Gus told me that he had stopped taking acid: it had all got too much. For a while this was true. And then I bumped into him one day in the street, and he regaled me with stories about midnight trips with his housemates, walking around the candlelit house.
Liberty didn't like Gus, and I understood why. His company was unsettling, disconcerting. At the same time, I found him exhilarating company. He was a veritable cornucopia of comment, observation, and ideas. As with Jimmy Keys, I learnt from his greater experience.
And to Lawrence; a completely different proposition. He was strawberry cream to Gus's praline cracknel. Softly spoken - which became smooth talking with girls -, and boasting a subtle yet winning smile (calculated, one suspected, to just show off his immaculate white teeth), he went about his work in curiously productive laconic style. With his 1970s-style good looks and impeccable dress sense, Lawrence enjoyed the good things in life; something of an alternative scene hedonist. We had some good laughs together, and he would sometimes pop up to the commune, which you suspected he regarded as a rather quaint curiosity.
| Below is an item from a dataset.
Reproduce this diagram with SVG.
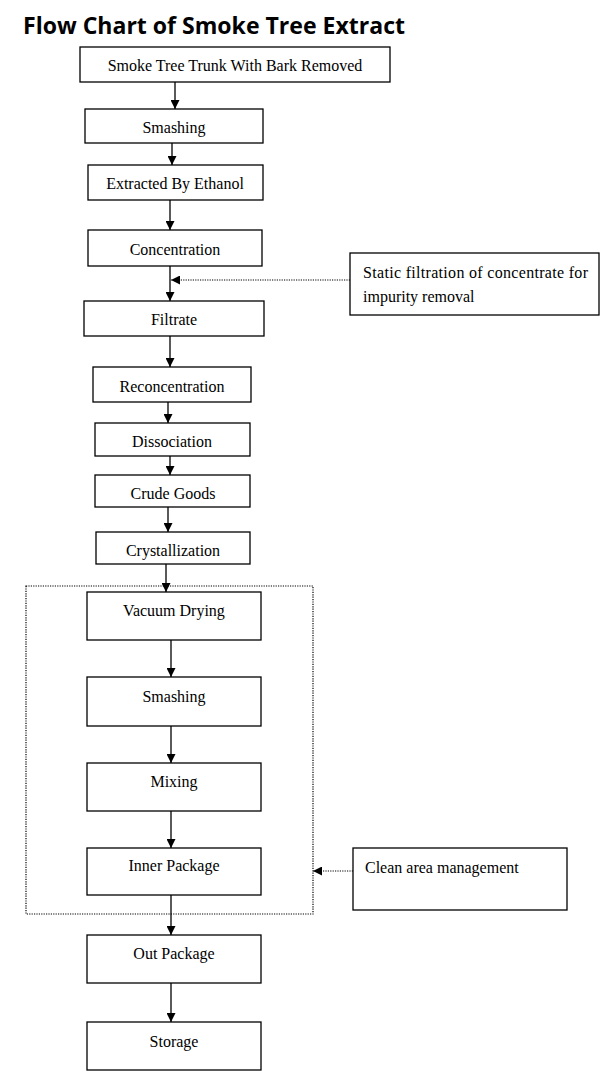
<svg xmlns="http://www.w3.org/2000/svg" width="600" height="1072" viewBox="0 0 600 1072">
<style>
.box{fill:#fff;stroke:#000;stroke-width:1.3}
.t{font-family:"Liberation Serif","Times New Roman",serif;font-size:16px;fill:#000;text-anchor:middle}
.tl{font-family:"Liberation Serif","Times New Roman",serif;font-size:16px;fill:#000}
.c{stroke:#000;stroke-width:1.3;fill:none}
.d{stroke:#000;stroke-width:1.2;fill:none;stroke-dasharray:1.2 1.2}
.title{font-family:"Open Sans","Liberation Sans",sans-serif;font-weight:bold;font-size:24px;fill:#000}
</style>
<defs>
<marker id="ah" viewBox="0 0 10 10" refX="10" refY="5" markerWidth="9" markerHeight="9" markerUnits="userSpaceOnUse" orient="auto">
<path d="M0,0 L10,5 L0,10 z" fill="#000"/>
</marker>
</defs>
<rect width="600" height="1072" fill="#fff"/>
<text class="title" x="23" y="34" textLength="382" lengthAdjust="spacingAndGlyphs">Flow Chart of Smoke Tree Extract</text>

<g id="cleanzone"><rect x="26" y="586" width="287" height="328" class="d"/></g>

<g id="connectors">
<line class="c" x1="175" y1="82" x2="175" y2="109" marker-end="url(#ah)"/>
<line class="c" x1="172" y1="143" x2="172" y2="165" marker-end="url(#ah)"/>
<line class="c" x1="170" y1="200" x2="170" y2="230" marker-end="url(#ah)"/>
<line class="c" x1="170" y1="266" x2="170" y2="301" marker-end="url(#ah)"/>
<line class="d" x1="350" y1="280" x2="171" y2="280" marker-end="url(#ah)"/>
<line class="c" x1="170" y1="336" x2="170" y2="367" marker-end="url(#ah)"/>
<line class="c" x1="168" y1="402" x2="168" y2="423" marker-end="url(#ah)"/>
<line class="c" x1="170" y1="456" x2="170" y2="475" marker-end="url(#ah)"/>
<line class="c" x1="168" y1="507" x2="168" y2="532" marker-end="url(#ah)"/>
<line class="c" x1="166" y1="564" x2="166" y2="592" marker-end="url(#ah)"/>
<line class="c" x1="171" y1="640" x2="171" y2="677" marker-end="url(#ah)"/>
<line class="c" x1="171" y1="726" x2="171" y2="763" marker-end="url(#ah)"/>
<line class="c" x1="171" y1="811" x2="171" y2="848" marker-end="url(#ah)"/>
<line class="d" x1="353" y1="871" x2="313" y2="871" marker-end="url(#ah)"/>
<line class="c" x1="171" y1="895" x2="171" y2="935" marker-end="url(#ah)"/>
<line class="c" x1="171" y1="983" x2="171" y2="1022" marker-end="url(#ah)"/>
</g>

<g id="n1"><rect class="box" x="80" y="47" width="310" height="35"/><text class="t" x="235" y="71">Smoke Tree Trunk With Bark Removed</text></g>
<g id="n2"><rect class="box" x="85" y="109" width="178" height="34"/><text class="t" x="174" y="133">Smashing</text></g>
<g id="n3"><rect class="box" x="88" y="165" width="175" height="35"/><text class="t" x="175" y="189">Extracted By Ethanol</text></g>
<g id="n4"><rect class="box" x="88" y="230" width="174" height="36"/><text class="t" x="175" y="255">Concentration</text></g>
<g id="side1"><rect class="box" x="350" y="253" width="249" height="62"/><text class="tl" x="363" y="278" textLength="225" lengthAdjust="spacing">Static filtration of concentrate for</text><text class="tl" x="363" y="302">impurity removal</text></g>
<g id="n5"><rect class="box" x="84" y="301" width="180" height="35"/><text class="t" x="174" y="325">Filtrate</text></g>
<g id="n6"><rect class="box" x="93" y="367" width="158" height="35"/><text class="t" x="172" y="392">Reconcentration</text></g>
<g id="n7"><rect class="box" x="95" y="423" width="155" height="33"/><text class="t" x="172" y="447">Dissociation</text></g>
<g id="n8"><rect class="box" x="95" y="475" width="155" height="32"/><text class="t" x="173" y="499">Crude Goods</text></g>
<g id="n9"><rect class="box" x="96" y="532" width="154" height="32"/><text class="t" x="173" y="556">Crystallization</text></g>
<g id="n10"><rect class="box" x="87" y="592" width="174" height="48"/><text class="t" x="174" y="616">Vacuum Drying</text></g>
<g id="n11"><rect class="box" x="87" y="677" width="174" height="49"/><text class="t" x="174" y="702">Smashing</text></g>
<g id="n12"><rect class="box" x="87" y="763" width="174" height="48"/><text class="t" x="174" y="787">Mixing</text></g>
<g id="n13"><rect class="box" x="87" y="848" width="174" height="47"/><text class="t" x="174" y="871">Inner Package</text></g>
<g id="side2"><rect class="box" x="353" y="848" width="214" height="62"/><text class="tl" x="365" y="873">Clean area management</text></g>
<g id="n14"><rect class="box" x="87" y="935" width="174" height="48"/><text class="t" x="174" y="959">Out Package</text></g>
<g id="n15"><rect class="box" x="87" y="1022" width="174" height="48"/><text class="t" x="174" y="1047">Storage</text></g>
</svg>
Last but not least, there were the premies, the Divine Light People. A whole bunch of them passed through Black and Decker that autumn. They were followers of Guru Maharaj ji, the boy guru. Many were former acidheads who had strangely become devotees of the mysterious child Hindu. They worked hard, smiled a lot, floated around the warehouse on a cloud of bliss, and generally kept themselves to themselves.
One of them, Josephine, was ravishingly beautiful. We liked her for two reasons. Firstly, because she was ravishingly beautiful. Secondly, because she actually stooped to sometimes speak to we lesser mortals. She was in the warehouse with her quiet, long-haired, smiley-smiley, character-deficient boyfriend. "She deserves better than that" Gus quipped to me one day. He had a point.
Black and Decker teabreaks were invariably surreal events. Paul Red Eyes would sit quietly in the corner with his thermos of tea, his braincells taking off to hitherto uncharted regions of the universe. Gus would hold court with a wide range of opinions on every subject under the sun. And Lawrence would sit silently, with just a hint of a self-satisfied smile on his face. Meanwhile, a couple of older temps sat slumped over their mugs of tea, imperceptibly slipping further into a bottomless pit of despond and despair. Paul didn't like Gus. Lawrence didn't like Gus. Gus despised Lawrence. The days of 'All you need is love' were long gone. And it showed.
From time to time, the heavenly Josephine would grace us with her presence - unlike the other premies, who were nowhere to be seen. Despite the clear divine light of knowledge, Josephine could not help find our company more interesting. As she sat there supping her peppermint tea, we all calmed down, Gus fell quiet and watched his language, we all became dignified, and took darshan from her holy presence.
One other thing about the freaks of Black and Decker, 1974, is this: they were all, without exception, hard workers. Each and every one of us had something to finance, be it a shiny new ashram, a rural commune project, a trip to the Ganges, or next summer's free festival programme. There was also an unspoken cognisance that life was precious, worth living, and worth living now; too valuable by far to fritter away complaining, or dreaming of Christmas. Any shirkers on the scene were to be found among the regulars, the permanent staff. No sirree, the big bad corporate world got its moneysworth from the Black and Decker misfits in the autumn of 1974.